Anduril Industries, in partnership with the United States Army 4th Infantry Division and other industry collaborators, has been developing a next-generation command-and-control system to replace fragmented battlefield communication networks. Through a series of “Ivy Sting” exercises, the team built and expanded a resilient, real-time data-sharing network (NGC2) that connects sensors, vehicles, and units—even in degraded conditions.
By the fifth exercise, the system had scaled to link dozens of nodes, applications, and data feeds into a unified data mesh. This enabled forces to maintain coordination, share information locally without relying on central connectivity, and execute operations more efficiently. A major milestone was the ability to carry out fully digital, cross-service targeting workflows, reducing decision timelines from hours to minutes.

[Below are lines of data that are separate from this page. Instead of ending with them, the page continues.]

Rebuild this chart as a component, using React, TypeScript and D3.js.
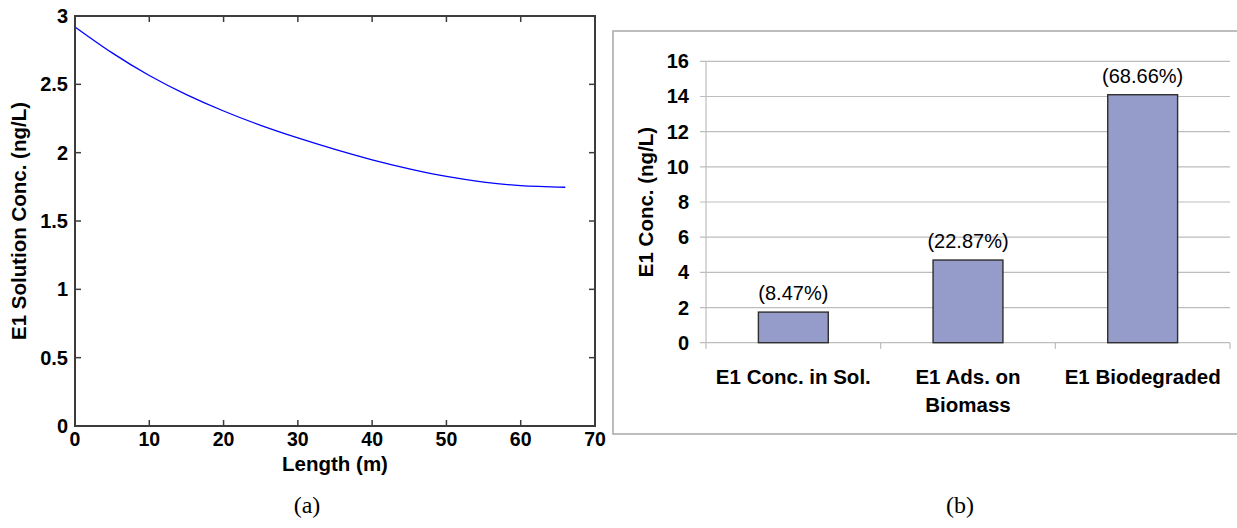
import React from "react";
import * as d3 from "d3";

// (a) E1 solution concentration along the reactor length
const lengths = [0, 5, 10, 15, 20, 25, 30, 35, 40, 45, 50, 55, 60, 66];
const solutionConc = [2.92, 2.73, 2.565, 2.425, 2.305, 2.2, 2.108, 2.024, 1.948, 1.882, 1.826, 1.785, 1.759, 1.747];
const xTicksA = [0, 10, 20, 30, 40, 50, 60, 70];
const yTicksA = [0, 0.5, 1, 1.5, 2, 2.5, 3];

// (b) E1 mass balance
const categories = ["E1 Conc. in Sol.", "E1 Ads. on|Biomass", "E1 Biodegraded"];
const barValues = [1.74, 4.7, 14.1];
const barLabels = ["(8.47%)", "(22.87%)", "(68.66%)"];
const yTicksB = [0, 2, 4, 6, 8, 10, 12, 14, 16];

const FONT = "Arial, 'Liberation Sans', Helvetica, sans-serif";

function PanelA() {
  const left = 75, right = 595, top = 16, bottom = 426;
  const x = d3.scaleLinear().domain([0, 70]).range([left, right]);
  const y = d3.scaleLinear().domain([0, 3]).range([bottom, top]);
  const line = d3
    .line<number>()
    .x((_, i) => x(lengths[i]))
    .y((d) => y(d))
    .curve(d3.curveNatural);
  const axisColor = "#3c3c3c";
  const tickLen = 6;
  return (
    <g>
      <path d={line(solutionConc) || ""} fill="none" stroke="#0000ff" strokeWidth={1.3} />
      <rect x={left} y={top} width={right - left} height={bottom - top} fill="none" stroke={axisColor} strokeWidth={2} />
      {xTicksA.slice(1, -1).map((t) => (
        <g key={"xt" + t}>
          <line x1={x(t)} x2={x(t)} y1={bottom} y2={bottom - tickLen} stroke={axisColor} strokeWidth={1.5} />
          <line x1={x(t)} x2={x(t)} y1={top} y2={top + tickLen} stroke={axisColor} strokeWidth={1.5} />
        </g>
      ))}
      {yTicksA.slice(1, -1).map((t) => (
        <g key={"yt" + t}>
          <line x1={left} x2={left + tickLen} y1={y(t)} y2={y(t)} stroke={axisColor} strokeWidth={1.5} />
          <line x1={right} x2={right - tickLen} y1={y(t)} y2={y(t)} stroke={axisColor} strokeWidth={1.5} />
        </g>
      ))}
      {xTicksA.map((t) => (
        <text key={"xl" + t} x={x(t)} y={446} textAnchor="middle" fontSize={19.5} fontWeight="bold" fontFamily={FONT}>
          {t}
        </text>
      ))}
      {yTicksA.map((t) => (
        <text key={"yl" + t} x={68} y={y(t) + 7} textAnchor="end" fontSize={20} fontWeight="bold" fontFamily={FONT}>
          {t}
        </text>
      ))}
      <text x={335} y={471} textAnchor="middle" fontSize={20.5} fontWeight="bold" fontFamily={FONT}>
        Length (m)
      </text>
      <text
        transform={`translate(26,${(top + bottom) / 2}) rotate(-90)`}
        textAnchor="middle"
        fontSize={20.5}
        fontWeight="bold"
        fontFamily={FONT}
      >
        E1 Solution Conc. (ng/L)
      </text>
    </g>
  );
}

function PanelB() {
  const left = 706, right = 1230, top = 61.3, bottom = 342.7;
  const x = d3.scaleBand<string>().domain(categories).range([left, right]).paddingInner(0.6).paddingOuter(0.3);
  const y = d3.scaleLinear().domain([0, 16]).range([bottom, top]);
  const step = x.step();
  const gridColor = "#bdbdbd";
  return (
    <g>
      <rect x={613} y={31} width={640} height={403} fill="none" stroke="#a8a8a8" strokeWidth={1.5} />
      {yTicksB.map((t) => (
        <g key={"g" + t}>
          <line x1={left - 6} x2={right} y1={y(t)} y2={y(t)} stroke={gridColor} strokeWidth={1.2} />
          <text x={689} y={y(t) + 7} textAnchor="end" fontSize={20} fontWeight="bold" fontFamily={FONT}>
            {t}
          </text>
        </g>
      ))}
      <line x1={left} x2={left} y1={top} y2={bottom + 6} stroke={gridColor} strokeWidth={1.2} />
      {categories.map((c, i) => {
        const sep = left + step * (i + 1);
        return <line key={"s" + i} x1={sep} x2={sep} y1={bottom} y2={bottom + 6} stroke={gridColor} strokeWidth={1.2} />;
      })}
      {categories.map((c, i) => (
        <g key={"b" + i}>
          <rect
            x={x(c)}
            y={y(barValues[i])}
            width={x.bandwidth()}
            height={bottom - y(barValues[i])}
            fill="#959cc9"
            stroke="#2e2e2e"
            strokeWidth={1.4}
          />
          <text
            x={(x(c) || 0) + x.bandwidth() / 2}
            y={y(barValues[i]) - 12}
            textAnchor="middle"
            fontSize={20}
            fontFamily={FONT}
          >
            {barLabels[i]}
          </text>
          {c.split("|").map((ln, j) => (
            <text
              key={j}
              x={(x(c) || 0) + x.bandwidth() / 2}
              y={384 + j * 28}
              textAnchor="middle"
              fontSize={20.5}
              fontWeight="bold"
              fontFamily={FONT}
            >
              {ln}
            </text>
          ))}
        </g>
      ))}
      <text
        transform={`translate(653,${(top + bottom) / 2}) rotate(-90)`}
        textAnchor="middle"
        fontSize={20.5}
        fontWeight="bold"
        fontFamily={FONT}
      >
        E1 Conc. (ng/L)
      </text>
    </g>
  );
}

export default function App() {
  return (
    <svg
      width={1237}
      height={528}
      viewBox="0 0 1237 528"
      style={{ position: "absolute", left: 0, top: 0, background: "#fff" }}
    >
      <rect x={0} y={0} width={1237} height={528} fill="#fff" />
      <PanelA />
      <PanelB />
      <text x={307} y={513} textAnchor="middle" fontSize={24} fontFamily="'Liberation Serif', 'Times New Roman', serif">
        (a)
      </text>
      <text x={960} y={513} textAnchor="middle" fontSize={24} fontFamily="'Liberation Serif', 'Times New Roman', serif">
        (b)
      </text>
    </svg>
  );
}
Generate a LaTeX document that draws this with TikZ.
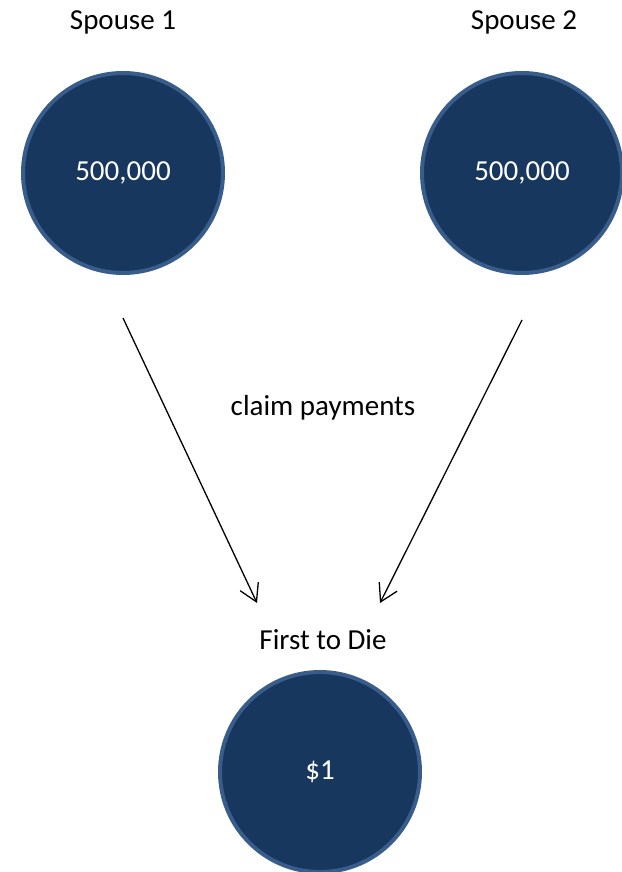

In one scenario, a special operations unit identified a target and passed it digitally through the network to Army systems, where Lattice’s course-of-action generation software provided response options. A commander reviewed and selected a course of action before the target was digitally passed to a Marine Corps High Mobility Artillery Rocket System (HIMARS) unit for execution.
The entire sequence remained digital, with no manual re-entry between systems. Targeting timelines dropped from hours to minutes.
Overall, the effort represents a transition from experimentation to scalable deployment, aimed at improving speed, coordination, and effectiveness in joint military operations within contested environments.